The NY Times: The Best Movie Biz Coverage on All of 43rd Street
Sharon Waxman: Back from a three-month vacation and ready for the world!
And just... like... clockwork: Sharon Waxman puts another big summer movie season to bed with a reheated "Business is Bad" piece in today's Times. Waxman had already buried the season alive back in early July, but to her credit, she waited to eulogize Hollywood as a whole until a few more useful sources showed up at its funeral:
Waxman, July 5: At this point, 26 weeks into the year and with many of the summer's biggest movies already rolled out, Hollywood executives seem resigned to the strong possibility that the overall box office for the year may be well behind 2004's.
Waxman, Aug. 24: With the last of the summer blockbusters fading from the multiplex, Hollywood's box office slump has hardened into a reality that is setting the movie industry on edge. The drop in ticket sales from last summer to this summer, the most important moviegoing season, is projected to be 9 percent by Labor Day, and the drop in attendance is expected to be even deeper, 11.5 percent, according to Exhibitor Relations, which tracks the box office.
Waxman, July 5: "We could be moving toward a down year, but that doesn't paint the picture for [the] next year or two to come," said Dan Fellman, president of theatrical distribution for Warner Brothers. If the downward trend continued for another year, he said, executives would probably reconsider the industry shift toward releasing DVD's as close to the movie's opening date in theaters as they do now. Some experts suggest that moviegoers are staying away from theaters because they prefer to see movies at home.

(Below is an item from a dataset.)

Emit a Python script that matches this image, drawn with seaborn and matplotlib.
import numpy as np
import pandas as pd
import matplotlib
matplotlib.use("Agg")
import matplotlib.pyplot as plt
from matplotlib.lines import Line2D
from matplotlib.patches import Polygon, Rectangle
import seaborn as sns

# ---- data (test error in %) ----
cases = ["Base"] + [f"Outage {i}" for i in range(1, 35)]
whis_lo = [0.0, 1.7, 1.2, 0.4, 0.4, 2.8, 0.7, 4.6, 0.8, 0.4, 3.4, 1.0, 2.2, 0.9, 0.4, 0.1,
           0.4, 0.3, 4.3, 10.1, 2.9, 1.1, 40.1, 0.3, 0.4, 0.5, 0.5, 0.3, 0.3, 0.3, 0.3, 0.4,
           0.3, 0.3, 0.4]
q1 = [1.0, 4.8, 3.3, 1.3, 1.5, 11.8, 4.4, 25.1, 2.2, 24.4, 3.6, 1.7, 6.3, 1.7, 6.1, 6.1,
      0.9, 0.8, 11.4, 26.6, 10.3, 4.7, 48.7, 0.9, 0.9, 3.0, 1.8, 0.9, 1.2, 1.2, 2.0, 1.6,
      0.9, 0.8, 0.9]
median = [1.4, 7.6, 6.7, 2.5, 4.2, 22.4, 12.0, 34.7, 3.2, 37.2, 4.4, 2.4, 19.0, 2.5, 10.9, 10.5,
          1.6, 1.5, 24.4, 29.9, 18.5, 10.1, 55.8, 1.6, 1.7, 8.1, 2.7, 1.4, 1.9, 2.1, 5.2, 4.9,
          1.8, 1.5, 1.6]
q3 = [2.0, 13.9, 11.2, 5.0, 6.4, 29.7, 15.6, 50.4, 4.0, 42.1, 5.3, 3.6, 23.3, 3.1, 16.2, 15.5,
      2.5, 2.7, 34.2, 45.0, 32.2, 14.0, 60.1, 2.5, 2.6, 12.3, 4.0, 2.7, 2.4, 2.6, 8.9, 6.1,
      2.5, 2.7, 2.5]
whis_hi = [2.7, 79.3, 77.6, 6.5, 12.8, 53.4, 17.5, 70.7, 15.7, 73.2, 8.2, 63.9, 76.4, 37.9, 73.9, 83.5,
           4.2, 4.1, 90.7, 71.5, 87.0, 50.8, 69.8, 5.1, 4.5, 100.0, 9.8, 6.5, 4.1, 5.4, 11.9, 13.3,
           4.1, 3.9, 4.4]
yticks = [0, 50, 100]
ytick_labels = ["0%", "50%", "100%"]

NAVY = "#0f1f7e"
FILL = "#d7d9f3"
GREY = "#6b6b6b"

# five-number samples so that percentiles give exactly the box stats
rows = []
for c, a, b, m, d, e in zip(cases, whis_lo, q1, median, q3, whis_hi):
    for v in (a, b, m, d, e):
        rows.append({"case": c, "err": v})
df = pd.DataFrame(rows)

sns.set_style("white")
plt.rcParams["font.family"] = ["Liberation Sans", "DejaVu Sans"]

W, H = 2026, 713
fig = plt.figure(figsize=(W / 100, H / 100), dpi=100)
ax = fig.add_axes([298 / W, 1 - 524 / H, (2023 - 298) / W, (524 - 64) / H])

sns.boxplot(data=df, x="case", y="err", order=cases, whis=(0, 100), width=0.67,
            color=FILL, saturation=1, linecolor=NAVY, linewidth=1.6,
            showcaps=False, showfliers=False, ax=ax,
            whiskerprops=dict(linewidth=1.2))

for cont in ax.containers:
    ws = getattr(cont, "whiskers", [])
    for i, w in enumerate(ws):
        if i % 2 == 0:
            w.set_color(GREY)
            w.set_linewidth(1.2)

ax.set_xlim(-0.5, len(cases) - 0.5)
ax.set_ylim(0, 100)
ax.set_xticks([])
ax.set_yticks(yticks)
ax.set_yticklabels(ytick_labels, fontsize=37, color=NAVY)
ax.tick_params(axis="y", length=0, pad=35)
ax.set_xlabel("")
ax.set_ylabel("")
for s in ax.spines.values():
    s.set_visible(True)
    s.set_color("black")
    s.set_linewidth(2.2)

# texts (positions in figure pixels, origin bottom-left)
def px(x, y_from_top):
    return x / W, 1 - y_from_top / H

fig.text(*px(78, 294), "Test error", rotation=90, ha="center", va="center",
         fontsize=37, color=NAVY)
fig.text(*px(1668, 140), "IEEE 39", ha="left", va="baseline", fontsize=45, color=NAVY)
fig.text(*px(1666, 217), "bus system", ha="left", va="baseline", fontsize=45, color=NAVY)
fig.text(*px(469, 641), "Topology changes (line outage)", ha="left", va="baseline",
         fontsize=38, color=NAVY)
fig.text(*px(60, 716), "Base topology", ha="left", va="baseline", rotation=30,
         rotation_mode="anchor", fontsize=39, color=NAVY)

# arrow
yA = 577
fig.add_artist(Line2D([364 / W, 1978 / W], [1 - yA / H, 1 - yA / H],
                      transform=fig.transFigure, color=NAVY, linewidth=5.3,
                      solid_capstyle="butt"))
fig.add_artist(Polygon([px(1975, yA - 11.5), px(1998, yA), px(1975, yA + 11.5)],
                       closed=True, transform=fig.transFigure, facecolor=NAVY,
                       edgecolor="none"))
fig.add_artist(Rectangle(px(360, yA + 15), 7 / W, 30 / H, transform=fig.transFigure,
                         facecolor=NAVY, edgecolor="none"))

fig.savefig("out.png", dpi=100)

Waxman, Aug. 24: Even Robert Shaye, the studio leader behind The Wedding Crashers, one of the summer's runaway hits, shares the worry about the industry's ability to connect with audiences. "I believe it's a cumulative thing, a seismic evolution of people's habits," said Mr. Shaye, chairman of New Line Cinema. In previous years, he said, "you could still count on enough people to come whether you failed at entertaining them or not, out of habit, or boredom, or a desire to get out of the house. You had a little bit of backstop."
Speaking of complacency, Waxman claims a few crumbs from the DVD-release-date debate that so galvanizes the industry, getting theater-owners' boss John Fithian on the record about Bob Iger's "death threat" and studios' shitty movies--but not challenging him on $10 tickets, $6 popcorn and $4 soda.
Oh, wait, sorry: That's reserved for The Times' fall movie season obituary, which Waxman should have polished off right around...what? Thanksgiving?